** BEGIN Input data **

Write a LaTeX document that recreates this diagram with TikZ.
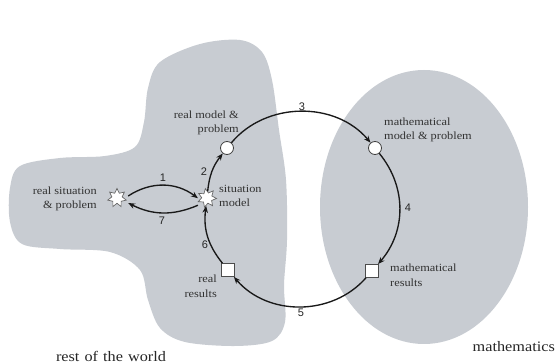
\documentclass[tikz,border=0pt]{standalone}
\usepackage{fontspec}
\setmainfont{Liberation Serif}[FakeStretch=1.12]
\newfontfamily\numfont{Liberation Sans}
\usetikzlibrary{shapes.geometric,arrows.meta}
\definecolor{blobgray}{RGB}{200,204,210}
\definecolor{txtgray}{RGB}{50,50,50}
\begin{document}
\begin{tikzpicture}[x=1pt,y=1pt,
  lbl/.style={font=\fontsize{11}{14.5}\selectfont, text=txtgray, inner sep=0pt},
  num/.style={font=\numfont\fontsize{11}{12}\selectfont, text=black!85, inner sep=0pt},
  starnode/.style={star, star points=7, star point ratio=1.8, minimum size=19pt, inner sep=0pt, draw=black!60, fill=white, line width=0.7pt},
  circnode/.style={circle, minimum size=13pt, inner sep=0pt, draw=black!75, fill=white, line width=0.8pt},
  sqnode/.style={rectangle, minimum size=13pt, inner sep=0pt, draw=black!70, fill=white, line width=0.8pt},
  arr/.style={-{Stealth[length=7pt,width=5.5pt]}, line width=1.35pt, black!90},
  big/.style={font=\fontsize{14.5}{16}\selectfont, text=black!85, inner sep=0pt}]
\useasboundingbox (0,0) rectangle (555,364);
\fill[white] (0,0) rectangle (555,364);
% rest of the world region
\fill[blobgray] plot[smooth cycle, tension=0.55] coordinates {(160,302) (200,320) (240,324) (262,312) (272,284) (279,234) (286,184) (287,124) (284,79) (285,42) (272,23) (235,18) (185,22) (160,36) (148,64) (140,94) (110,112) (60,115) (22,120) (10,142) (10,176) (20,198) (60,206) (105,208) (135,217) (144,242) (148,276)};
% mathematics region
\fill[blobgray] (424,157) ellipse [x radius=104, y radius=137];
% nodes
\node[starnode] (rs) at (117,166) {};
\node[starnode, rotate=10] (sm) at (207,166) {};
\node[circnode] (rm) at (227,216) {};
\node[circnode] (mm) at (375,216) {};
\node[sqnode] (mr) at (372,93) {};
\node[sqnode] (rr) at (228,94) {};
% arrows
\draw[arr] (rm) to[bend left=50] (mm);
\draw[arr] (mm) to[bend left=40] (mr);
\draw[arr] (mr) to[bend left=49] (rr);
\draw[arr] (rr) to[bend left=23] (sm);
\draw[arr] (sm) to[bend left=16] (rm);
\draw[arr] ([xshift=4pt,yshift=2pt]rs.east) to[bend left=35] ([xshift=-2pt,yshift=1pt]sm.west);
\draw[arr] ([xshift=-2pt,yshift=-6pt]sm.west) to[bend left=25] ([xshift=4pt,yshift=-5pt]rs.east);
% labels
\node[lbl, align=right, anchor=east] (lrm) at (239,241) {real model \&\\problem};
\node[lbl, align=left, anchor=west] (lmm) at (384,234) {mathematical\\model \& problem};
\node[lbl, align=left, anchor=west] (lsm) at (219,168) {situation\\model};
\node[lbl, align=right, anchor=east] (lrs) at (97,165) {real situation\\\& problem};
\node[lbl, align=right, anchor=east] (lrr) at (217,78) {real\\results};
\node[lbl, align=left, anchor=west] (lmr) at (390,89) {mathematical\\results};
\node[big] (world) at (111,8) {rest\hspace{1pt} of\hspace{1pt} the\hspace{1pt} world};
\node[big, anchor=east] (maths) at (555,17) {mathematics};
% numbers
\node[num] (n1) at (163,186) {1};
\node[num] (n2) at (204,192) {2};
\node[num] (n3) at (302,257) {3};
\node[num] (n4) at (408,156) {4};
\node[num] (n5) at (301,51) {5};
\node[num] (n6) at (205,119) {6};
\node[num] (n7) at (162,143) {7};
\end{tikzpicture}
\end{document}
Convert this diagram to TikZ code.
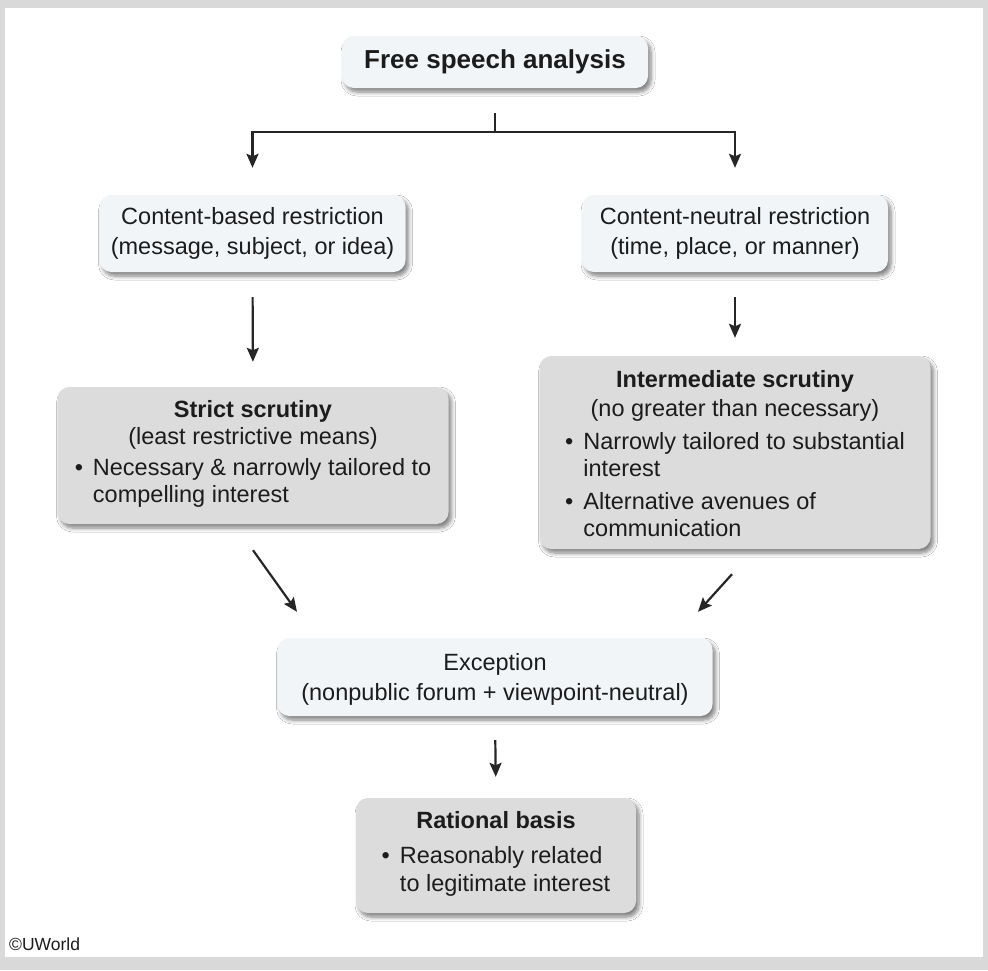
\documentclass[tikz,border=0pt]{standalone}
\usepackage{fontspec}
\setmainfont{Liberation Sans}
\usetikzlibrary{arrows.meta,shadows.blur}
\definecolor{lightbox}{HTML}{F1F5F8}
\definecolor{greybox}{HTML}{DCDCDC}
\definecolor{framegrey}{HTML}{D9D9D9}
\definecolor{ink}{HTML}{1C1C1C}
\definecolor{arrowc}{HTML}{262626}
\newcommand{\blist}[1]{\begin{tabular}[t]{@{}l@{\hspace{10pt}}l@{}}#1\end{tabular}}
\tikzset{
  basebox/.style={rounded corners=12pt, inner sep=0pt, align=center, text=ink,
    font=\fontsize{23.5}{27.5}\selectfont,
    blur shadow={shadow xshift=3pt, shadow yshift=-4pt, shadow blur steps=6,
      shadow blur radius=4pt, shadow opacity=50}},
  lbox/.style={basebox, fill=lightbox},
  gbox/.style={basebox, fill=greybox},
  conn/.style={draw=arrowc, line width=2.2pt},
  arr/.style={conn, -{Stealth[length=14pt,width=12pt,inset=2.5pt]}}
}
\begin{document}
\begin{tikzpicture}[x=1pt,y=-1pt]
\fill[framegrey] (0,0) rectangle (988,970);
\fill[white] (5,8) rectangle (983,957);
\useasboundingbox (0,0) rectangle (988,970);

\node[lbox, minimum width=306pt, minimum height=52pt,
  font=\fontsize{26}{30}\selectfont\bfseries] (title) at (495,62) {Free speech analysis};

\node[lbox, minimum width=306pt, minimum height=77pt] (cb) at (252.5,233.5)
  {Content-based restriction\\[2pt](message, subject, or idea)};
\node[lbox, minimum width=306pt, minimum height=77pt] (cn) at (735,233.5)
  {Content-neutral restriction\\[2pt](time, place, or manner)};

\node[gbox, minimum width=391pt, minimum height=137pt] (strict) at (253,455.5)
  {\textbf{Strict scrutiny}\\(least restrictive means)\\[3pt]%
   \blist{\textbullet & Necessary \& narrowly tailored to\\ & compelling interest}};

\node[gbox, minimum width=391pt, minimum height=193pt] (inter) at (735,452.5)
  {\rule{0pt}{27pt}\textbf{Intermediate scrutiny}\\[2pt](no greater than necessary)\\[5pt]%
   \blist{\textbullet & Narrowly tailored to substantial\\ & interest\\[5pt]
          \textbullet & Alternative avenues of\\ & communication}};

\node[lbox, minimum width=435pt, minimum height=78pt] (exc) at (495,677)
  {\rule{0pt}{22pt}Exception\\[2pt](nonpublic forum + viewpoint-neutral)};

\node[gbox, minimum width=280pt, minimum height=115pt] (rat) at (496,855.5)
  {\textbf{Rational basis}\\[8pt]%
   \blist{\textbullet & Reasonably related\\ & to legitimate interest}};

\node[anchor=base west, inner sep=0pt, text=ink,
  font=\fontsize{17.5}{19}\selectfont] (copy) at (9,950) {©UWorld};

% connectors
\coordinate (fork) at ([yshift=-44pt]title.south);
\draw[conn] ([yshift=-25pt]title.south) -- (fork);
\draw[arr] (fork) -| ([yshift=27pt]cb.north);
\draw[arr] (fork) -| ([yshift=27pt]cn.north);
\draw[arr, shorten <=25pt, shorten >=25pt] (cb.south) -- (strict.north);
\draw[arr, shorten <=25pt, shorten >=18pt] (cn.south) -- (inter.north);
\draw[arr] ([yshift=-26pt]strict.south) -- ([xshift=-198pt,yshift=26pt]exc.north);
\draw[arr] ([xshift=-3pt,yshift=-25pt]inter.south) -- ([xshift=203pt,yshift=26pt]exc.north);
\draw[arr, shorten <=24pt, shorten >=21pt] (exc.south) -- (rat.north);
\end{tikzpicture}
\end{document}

** END Input data **

◆ **What needs to be done**
Repeat the material above in full and exactly, omitting the pictures.

◆ **Problem solution**
Write a LaTeX document that recreates this diagram with TikZ.
\documentclass[tikz,border=0pt]{standalone}
\usepackage{fontspec}
\setmainfont{Liberation Serif}[FakeStretch=1.12]
\newfontfamily\numfont{Liberation Sans}
\usetikzlibrary{shapes.geometric,arrows.meta}
\definecolor{blobgray}{RGB}{200,204,210}
\definecolor{txtgray}{RGB}{50,50,50}
\begin{document}
\begin{tikzpicture}[x=1pt,y=1pt,
  lbl/.style={font=\fontsize{11}{14.5}\selectfont, text=txtgray, inner sep=0pt},
  num/.style={font=\numfont\fontsize{11}{12}\selectfont, text=black!85, inner sep=0pt},
  starnode/.style={star, star points=7, star point ratio=1.8, minimum size=19pt, inner sep=0pt, draw=black!60, fill=white, line width=0.7pt},
  circnode/.style={circle, minimum size=13pt, inner sep=0pt, draw=black!75, fill=white, line width=0.8pt},
  sqnode/.style={rectangle, minimum size=13pt, inner sep=0pt, draw=black!70, fill=white, line width=0.8pt},
  arr/.style={-{Stealth[length=7pt,width=5.5pt]}, line width=1.35pt, black!90},
  big/.style={font=\fontsize{14.5}{16}\selectfont, text=black!85, inner sep=0pt}]
\useasboundingbox (0,0) rectangle (555,364);
\fill[white] (0,0) rectangle (555,364);
% rest of the world region
\fill[blobgray] plot[smooth cycle, tension=0.55] coordinates {(160,302) (200,320) (240,324) (262,312) (272,284) (279,234) (286,184) (287,124) (284,79) (285,42) (272,23) (235,18) (185,22) (160,36) (148,64) (140,94) (110,112) (60,115) (22,120) (10,142) (10,176) (20,198) (60,206) (105,208) (135,217) (144,242) (148,276)};
% mathematics region
\fill[blobgray] (424,157) ellipse [x radius=104, y radius=137];
% nodes
\node[starnode] (rs) at (117,166) {};
\node[starnode, rotate=10] (sm) at (207,166) {};
\node[circnode] (rm) at (227,216) {};
\node[circnode] (mm) at (375,216) {};
\node[sqnode] (mr) at (372,93) {};
\node[sqnode] (rr) at (228,94) {};
% arrows
\draw[arr] (rm) to[bend left=50] (mm);
\draw[arr] (mm) to[bend left=40] (mr);
\draw[arr] (mr) to[bend left=49] (rr);
\draw[arr] (rr) to[bend left=23] (sm);
\draw[arr] (sm) to[bend left=16] (rm);
\draw[arr] ([xshift=4pt,yshift=2pt]rs.east) to[bend left=35] ([xshift=-2pt,yshift=1pt]sm.west);
\draw[arr] ([xshift=-2pt,yshift=-6pt]sm.west) to[bend left=25] ([xshift=4pt,yshift=-5pt]rs.east);
% labels
\node[lbl, align=right, anchor=east] (lrm) at (239,241) {real model \&\\problem};
\node[lbl, align=left, anchor=west] (lmm) at (384,234) {mathematical\\model \& problem};
\node[lbl, align=left, anchor=west] (lsm) at (219,168) {situation\\model};
\node[lbl, align=right, anchor=east] (lrs) at (97,165) {real situation\\\& problem};
\node[lbl, align=right, anchor=east] (lrr) at (217,78) {real\\results};
\node[lbl, align=left, anchor=west] (lmr) at (390,89) {mathematical\\results};
\node[big] (world) at (111,8) {rest\hspace{1pt} of\hspace{1pt} the\hspace{1pt} world};
\node[big, anchor=east] (maths) at (555,17) {mathematics};
% numbers
\node[num] (n1) at (163,186) {1};
\node[num] (n2) at (204,192) {2};
\node[num] (n3) at (302,257) {3};
\node[num] (n4) at (408,156) {4};
\node[num] (n5) at (301,51) {5};
\node[num] (n6) at (205,119) {6};
\node[num] (n7) at (162,143) {7};
\end{tikzpicture}
\end{document}
Convert this diagram to TikZ code.
\documentclass[tikz,border=0pt]{standalone}
\usepackage{fontspec}
\setmainfont{Liberation Sans}
\usetikzlibrary{arrows.meta,shadows.blur}
\definecolor{lightbox}{HTML}{F1F5F8}
\definecolor{greybox}{HTML}{DCDCDC}
\definecolor{framegrey}{HTML}{D9D9D9}
\definecolor{ink}{HTML}{1C1C1C}
\definecolor{arrowc}{HTML}{262626}
\newcommand{\blist}[1]{\begin{tabular}[t]{@{}l@{\hspace{10pt}}l@{}}#1\end{tabular}}
\tikzset{
  basebox/.style={rounded corners=12pt, inner sep=0pt, align=center, text=ink,
    font=\fontsize{23.5}{27.5}\selectfont,
    blur shadow={shadow xshift=3pt, shadow yshift=-4pt, shadow blur steps=6,
      shadow blur radius=4pt, shadow opacity=50}},
  lbox/.style={basebox, fill=lightbox},
  gbox/.style={basebox, fill=greybox},
  conn/.style={draw=arrowc, line width=2.2pt},
  arr/.style={conn, -{Stealth[length=14pt,width=12pt,inset=2.5pt]}}
}
\begin{document}
\begin{tikzpicture}[x=1pt,y=-1pt]
\fill[framegrey] (0,0) rectangle (988,970);
\fill[white] (5,8) rectangle (983,957);
\useasboundingbox (0,0) rectangle (988,970);

\node[lbox, minimum width=306pt, minimum height=52pt,
  font=\fontsize{26}{30}\selectfont\bfseries] (title) at (495,62) {Free speech analysis};

\node[lbox, minimum width=306pt, minimum height=77pt] (cb) at (252.5,233.5)
  {Content-based restriction\\[2pt](message, subject, or idea)};
\node[lbox, minimum width=306pt, minimum height=77pt] (cn) at (735,233.5)
  {Content-neutral restriction\\[2pt](time, place, or manner)};

\node[gbox, minimum width=391pt, minimum height=137pt] (strict) at (253,455.5)
  {\textbf{Strict scrutiny}\\(least restrictive means)\\[3pt]%
   \blist{\textbullet & Necessary \& narrowly tailored to\\ & compelling interest}};

\node[gbox, minimum width=391pt, minimum height=193pt] (inter) at (735,452.5)
  {\rule{0pt}{27pt}\textbf{Intermediate scrutiny}\\[2pt](no greater than necessary)\\[5pt]%
   \blist{\textbullet & Narrowly tailored to substantial\\ & interest\\[5pt]
          \textbullet & Alternative avenues of\\ & communication}};

\node[lbox, minimum width=435pt, minimum height=78pt] (exc) at (495,677)
  {\rule{0pt}{22pt}Exception\\[2pt](nonpublic forum + viewpoint-neutral)};

\node[gbox, minimum width=280pt, minimum height=115pt] (rat) at (496,855.5)
  {\textbf{Rational basis}\\[8pt]%
   \blist{\textbullet & Reasonably related\\ & to legitimate interest}};

\node[anchor=base west, inner sep=0pt, text=ink,
  font=\fontsize{17.5}{19}\selectfont] (copy) at (9,950) {©UWorld};

% connectors
\coordinate (fork) at ([yshift=-44pt]title.south);
\draw[conn] ([yshift=-25pt]title.south) -- (fork);
\draw[arr] (fork) -| ([yshift=27pt]cb.north);
\draw[arr] (fork) -| ([yshift=27pt]cn.north);
\draw[arr, shorten <=25pt, shorten >=25pt] (cb.south) -- (strict.north);
\draw[arr, shorten <=25pt, shorten >=18pt] (cn.south) -- (inter.north);
\draw[arr] ([yshift=-26pt]strict.south) -- ([xshift=-198pt,yshift=26pt]exc.north);
\draw[arr] ([xshift=-3pt,yshift=-25pt]inter.south) -- ([xshift=203pt,yshift=26pt]exc.north);
\draw[arr, shorten <=24pt, shorten >=21pt] (exc.south) -- (rat.north);
\end{tikzpicture}
\end{document}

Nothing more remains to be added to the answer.